L’analyse montre que parmi les 9 309 personnes étudiées, 20% déclaraient en 2001 conduire en état d’ivresse (la plupart du temps de façon épisodique). Parmi ces derniers, un quart (462) avaient cessé cette pratique en 2007. Malheureusement, parmi ceux qui étaient sobres au volant en 2001, une même proportion (511) déclaraient une conduite en état d’ivresse en 2007.

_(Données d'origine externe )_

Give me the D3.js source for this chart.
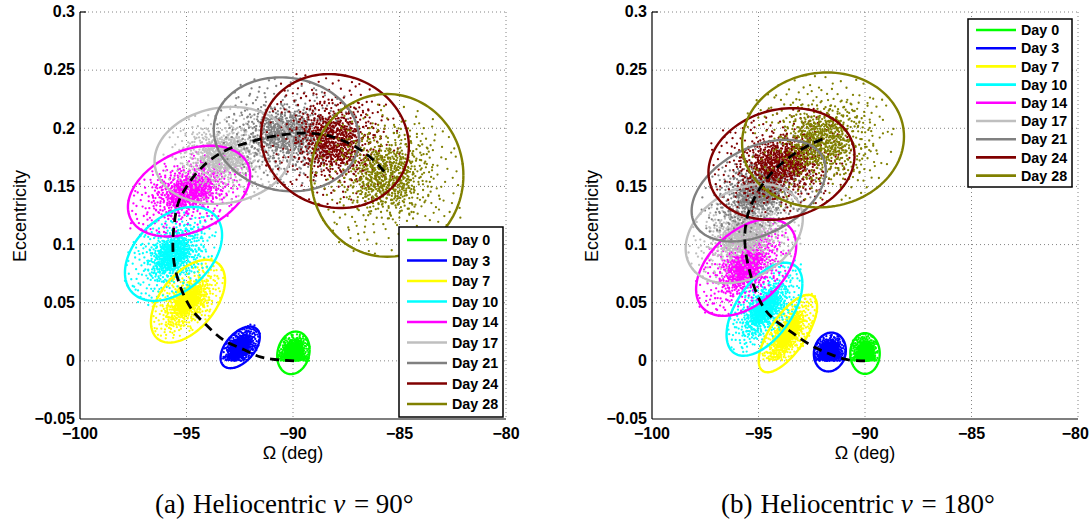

L’examen des facteurs associés au passage dans le groupe de ceux qui déclarent prendre le volant alors qu’ils ont trop bu permet de mieux comprendre les motivations des participants : cette évolution est plus souvent le fait des hommes, engagés dans un plus large réseau social (amis et connaissances) mais qui se sont éloignés de leur famille. De plus, la consommation globale d’alcool restait associée à l’alcool au volant et la perception d’une pression répressive accrue diminuait le risque de déclarer une conduite en état d’ivresse.

Perspectives ouvertes par le projet

Les résultats confirment que la répression peut être un outil efficace de lutte contre l’alcool au volant mais que la perception de la pression du contrôle-sanction reste probablement faible. Ils montrent aussi que ce problème reste lié avec la consommation globale d’alcool, laissant penser que les mesures de lutte contre l’alcoolisme ont un impact sur la sécurité routière.
Les résultats mettent aussi le doigt sur l’importance du contexte social dans lequel la consommation d’alcool du conducteur survient. Ils sont l’illustration chiffrée du constat que les bénéfices connus sur la santé du support social, aujourd’hui bien documentés, peuvent avoir une contrepartie en termes de risque routier.

Ainsi, la dimension culturelle et conviviale de l’alcool, combinée au faible pouvoir dissuasif du contrôle sanction rendent la conduite en état d’ivresse particulièrement réfractaire à la prévention.